━━━ Information provided ━━━

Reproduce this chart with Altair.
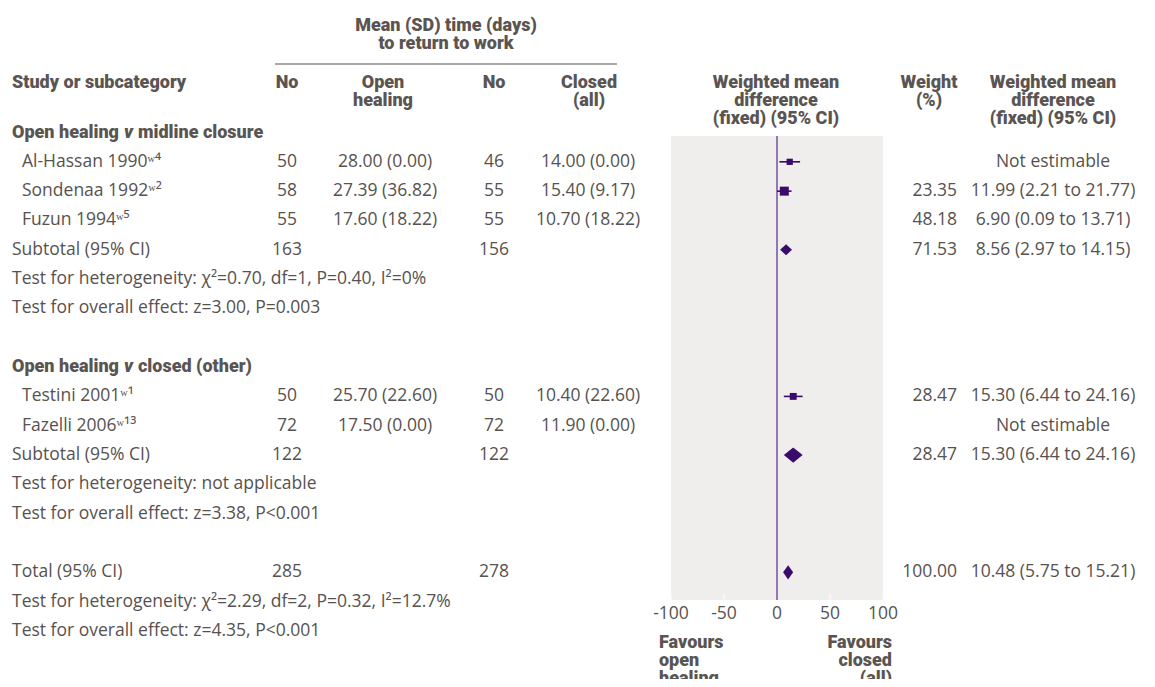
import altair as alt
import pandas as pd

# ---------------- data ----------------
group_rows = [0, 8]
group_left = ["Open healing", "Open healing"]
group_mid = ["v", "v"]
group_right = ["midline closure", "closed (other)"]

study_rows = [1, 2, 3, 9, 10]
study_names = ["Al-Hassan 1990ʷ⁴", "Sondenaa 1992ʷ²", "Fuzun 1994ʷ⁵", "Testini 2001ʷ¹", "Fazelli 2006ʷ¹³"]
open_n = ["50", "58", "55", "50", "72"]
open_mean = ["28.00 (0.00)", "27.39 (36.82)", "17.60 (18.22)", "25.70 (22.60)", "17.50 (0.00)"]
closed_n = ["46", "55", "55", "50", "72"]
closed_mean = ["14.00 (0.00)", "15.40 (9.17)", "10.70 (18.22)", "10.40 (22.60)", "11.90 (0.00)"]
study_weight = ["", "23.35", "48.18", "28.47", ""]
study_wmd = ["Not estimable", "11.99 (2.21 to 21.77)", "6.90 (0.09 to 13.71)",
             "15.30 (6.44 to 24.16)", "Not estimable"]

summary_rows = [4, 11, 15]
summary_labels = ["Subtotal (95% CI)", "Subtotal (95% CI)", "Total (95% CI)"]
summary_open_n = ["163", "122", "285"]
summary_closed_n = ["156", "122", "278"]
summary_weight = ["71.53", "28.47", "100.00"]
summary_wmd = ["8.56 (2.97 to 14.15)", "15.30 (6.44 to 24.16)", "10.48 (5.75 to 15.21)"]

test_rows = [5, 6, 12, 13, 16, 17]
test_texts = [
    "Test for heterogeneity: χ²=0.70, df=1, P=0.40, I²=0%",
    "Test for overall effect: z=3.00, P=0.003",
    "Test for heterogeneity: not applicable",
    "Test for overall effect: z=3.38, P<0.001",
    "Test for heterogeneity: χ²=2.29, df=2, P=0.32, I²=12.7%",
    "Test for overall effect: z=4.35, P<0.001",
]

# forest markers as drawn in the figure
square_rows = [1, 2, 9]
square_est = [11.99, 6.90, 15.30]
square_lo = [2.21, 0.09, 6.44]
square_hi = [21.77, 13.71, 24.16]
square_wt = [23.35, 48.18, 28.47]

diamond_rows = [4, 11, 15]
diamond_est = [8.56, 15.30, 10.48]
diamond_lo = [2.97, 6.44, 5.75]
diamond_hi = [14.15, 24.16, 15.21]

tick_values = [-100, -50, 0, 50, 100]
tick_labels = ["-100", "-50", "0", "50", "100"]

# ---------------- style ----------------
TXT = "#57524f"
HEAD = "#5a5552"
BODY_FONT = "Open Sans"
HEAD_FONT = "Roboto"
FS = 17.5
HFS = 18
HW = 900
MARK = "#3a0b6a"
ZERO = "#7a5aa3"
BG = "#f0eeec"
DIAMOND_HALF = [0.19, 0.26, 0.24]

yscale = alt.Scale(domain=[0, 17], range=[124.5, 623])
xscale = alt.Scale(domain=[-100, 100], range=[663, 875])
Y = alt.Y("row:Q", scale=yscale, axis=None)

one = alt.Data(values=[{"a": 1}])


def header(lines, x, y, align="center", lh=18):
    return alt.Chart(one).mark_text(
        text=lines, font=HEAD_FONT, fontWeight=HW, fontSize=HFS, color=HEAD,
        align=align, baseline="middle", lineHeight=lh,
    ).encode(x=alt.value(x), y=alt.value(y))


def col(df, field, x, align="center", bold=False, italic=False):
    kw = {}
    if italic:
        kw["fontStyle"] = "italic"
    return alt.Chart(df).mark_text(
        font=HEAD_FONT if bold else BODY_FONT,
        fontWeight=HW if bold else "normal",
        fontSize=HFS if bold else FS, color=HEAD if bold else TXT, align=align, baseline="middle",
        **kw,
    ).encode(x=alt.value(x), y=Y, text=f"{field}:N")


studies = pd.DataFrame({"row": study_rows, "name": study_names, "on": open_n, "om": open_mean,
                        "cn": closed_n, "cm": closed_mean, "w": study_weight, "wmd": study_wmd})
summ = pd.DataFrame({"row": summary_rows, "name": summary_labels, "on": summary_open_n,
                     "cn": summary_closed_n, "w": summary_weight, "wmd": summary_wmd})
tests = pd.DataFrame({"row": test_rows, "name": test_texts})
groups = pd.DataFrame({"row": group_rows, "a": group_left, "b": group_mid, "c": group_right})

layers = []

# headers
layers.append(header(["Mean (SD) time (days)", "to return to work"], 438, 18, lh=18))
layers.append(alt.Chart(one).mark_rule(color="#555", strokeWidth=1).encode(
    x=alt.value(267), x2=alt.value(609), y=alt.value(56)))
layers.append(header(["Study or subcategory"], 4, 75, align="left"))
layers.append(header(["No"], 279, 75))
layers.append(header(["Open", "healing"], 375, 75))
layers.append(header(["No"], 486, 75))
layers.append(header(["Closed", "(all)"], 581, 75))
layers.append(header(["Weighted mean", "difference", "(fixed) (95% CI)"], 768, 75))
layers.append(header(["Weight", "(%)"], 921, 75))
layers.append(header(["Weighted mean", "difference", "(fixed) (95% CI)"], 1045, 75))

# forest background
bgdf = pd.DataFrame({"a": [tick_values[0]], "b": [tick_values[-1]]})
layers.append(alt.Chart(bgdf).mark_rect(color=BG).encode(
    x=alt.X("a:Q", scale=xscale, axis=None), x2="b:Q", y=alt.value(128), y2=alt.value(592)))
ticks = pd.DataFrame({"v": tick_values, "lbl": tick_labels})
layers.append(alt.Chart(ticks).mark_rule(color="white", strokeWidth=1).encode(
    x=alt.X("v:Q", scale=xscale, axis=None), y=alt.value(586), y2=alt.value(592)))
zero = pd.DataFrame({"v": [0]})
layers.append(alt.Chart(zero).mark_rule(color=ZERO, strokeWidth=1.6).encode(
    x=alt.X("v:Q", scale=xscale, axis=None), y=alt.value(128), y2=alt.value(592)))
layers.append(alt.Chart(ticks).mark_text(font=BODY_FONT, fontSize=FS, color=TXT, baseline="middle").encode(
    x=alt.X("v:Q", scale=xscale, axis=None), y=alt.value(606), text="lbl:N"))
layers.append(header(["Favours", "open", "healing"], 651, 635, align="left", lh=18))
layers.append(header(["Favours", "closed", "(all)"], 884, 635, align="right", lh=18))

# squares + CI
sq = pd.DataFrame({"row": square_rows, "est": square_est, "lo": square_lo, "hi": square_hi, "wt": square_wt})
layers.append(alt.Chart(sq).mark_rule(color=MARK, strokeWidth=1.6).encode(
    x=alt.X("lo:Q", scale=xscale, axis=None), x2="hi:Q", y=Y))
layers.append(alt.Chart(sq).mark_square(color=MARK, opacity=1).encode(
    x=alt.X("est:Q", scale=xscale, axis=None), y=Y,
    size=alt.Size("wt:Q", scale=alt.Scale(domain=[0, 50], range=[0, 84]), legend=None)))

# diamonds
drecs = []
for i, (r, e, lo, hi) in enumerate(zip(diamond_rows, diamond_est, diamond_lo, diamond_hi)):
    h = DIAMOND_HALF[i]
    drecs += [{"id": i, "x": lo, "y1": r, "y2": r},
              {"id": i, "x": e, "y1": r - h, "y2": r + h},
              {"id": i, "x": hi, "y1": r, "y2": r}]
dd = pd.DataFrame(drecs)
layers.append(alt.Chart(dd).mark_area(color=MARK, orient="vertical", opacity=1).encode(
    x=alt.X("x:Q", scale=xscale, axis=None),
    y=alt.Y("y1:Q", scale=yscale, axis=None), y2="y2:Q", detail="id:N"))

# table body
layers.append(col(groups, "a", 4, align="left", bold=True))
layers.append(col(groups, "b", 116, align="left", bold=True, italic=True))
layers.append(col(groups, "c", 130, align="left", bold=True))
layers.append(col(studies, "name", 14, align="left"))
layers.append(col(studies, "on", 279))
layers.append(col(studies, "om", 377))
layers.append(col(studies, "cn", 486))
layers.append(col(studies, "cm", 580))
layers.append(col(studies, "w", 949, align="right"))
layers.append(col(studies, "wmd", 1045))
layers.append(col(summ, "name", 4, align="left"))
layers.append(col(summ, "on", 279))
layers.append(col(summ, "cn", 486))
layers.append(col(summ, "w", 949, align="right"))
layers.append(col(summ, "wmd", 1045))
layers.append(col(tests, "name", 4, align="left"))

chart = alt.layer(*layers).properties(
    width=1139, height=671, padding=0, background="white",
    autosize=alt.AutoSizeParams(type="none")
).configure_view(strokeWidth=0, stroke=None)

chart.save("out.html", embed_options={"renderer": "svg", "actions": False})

━━━

Begin at the first line of the data above and repeat each line exactly, stopping after the line containing "square_wt = [23.35, 48.18, 28.47]". Omit the pictures.

Reproduce this chart with Altair.
import altair as alt
import pandas as pd

# ---------------- data ----------------
group_rows = [0, 8]
group_left = ["Open healing", "Open healing"]
group_mid = ["v", "v"]
group_right = ["midline closure", "closed (other)"]

study_rows = [1, 2, 3, 9, 10]
study_names = ["Al-Hassan 1990ʷ⁴", "Sondenaa 1992ʷ²", "Fuzun 1994ʷ⁵", "Testini 2001ʷ¹", "Fazelli 2006ʷ¹³"]
open_n = ["50", "58", "55", "50", "72"]
open_mean = ["28.00 (0.00)", "27.39 (36.82)", "17.60 (18.22)", "25.70 (22.60)", "17.50 (0.00)"]
closed_n = ["46", "55", "55", "50", "72"]
closed_mean = ["14.00 (0.00)", "15.40 (9.17)", "10.70 (18.22)", "10.40 (22.60)", "11.90 (0.00)"]
study_weight = ["", "23.35", "48.18", "28.47", ""]
study_wmd = ["Not estimable", "11.99 (2.21 to 21.77)", "6.90 (0.09 to 13.71)",
             "15.30 (6.44 to 24.16)", "Not estimable"]

summary_rows = [4, 11, 15]
summary_labels = ["Subtotal (95% CI)", "Subtotal (95% CI)", "Total (95% CI)"]
summary_open_n = ["163", "122", "285"]
summary_closed_n = ["156", "122", "278"]
summary_weight = ["71.53", "28.47", "100.00"]
summary_wmd = ["8.56 (2.97 to 14.15)", "15.30 (6.44 to 24.16)", "10.48 (5.75 to 15.21)"]

test_rows = [5, 6, 12, 13, 16, 17]
test_texts = [
    "Test for heterogeneity: χ²=0.70, df=1, P=0.40, I²=0%",
    "Test for overall effect: z=3.00, P=0.003",
    "Test for heterogeneity: not applicable",
    "Test for overall effect: z=3.38, P<0.001",
    "Test for heterogeneity: χ²=2.29, df=2, P=0.32, I²=12.7%",
    "Test for overall effect: z=4.35, P<0.001",
]

# forest markers as drawn in the figure
square_rows = [1, 2, 9]
square_est = [11.99, 6.90, 15.30]
square_lo = [2.21, 0.09, 6.44]
square_hi = [21.77, 13.71, 24.16]
square_wt = [23.35, 48.18, 28.47]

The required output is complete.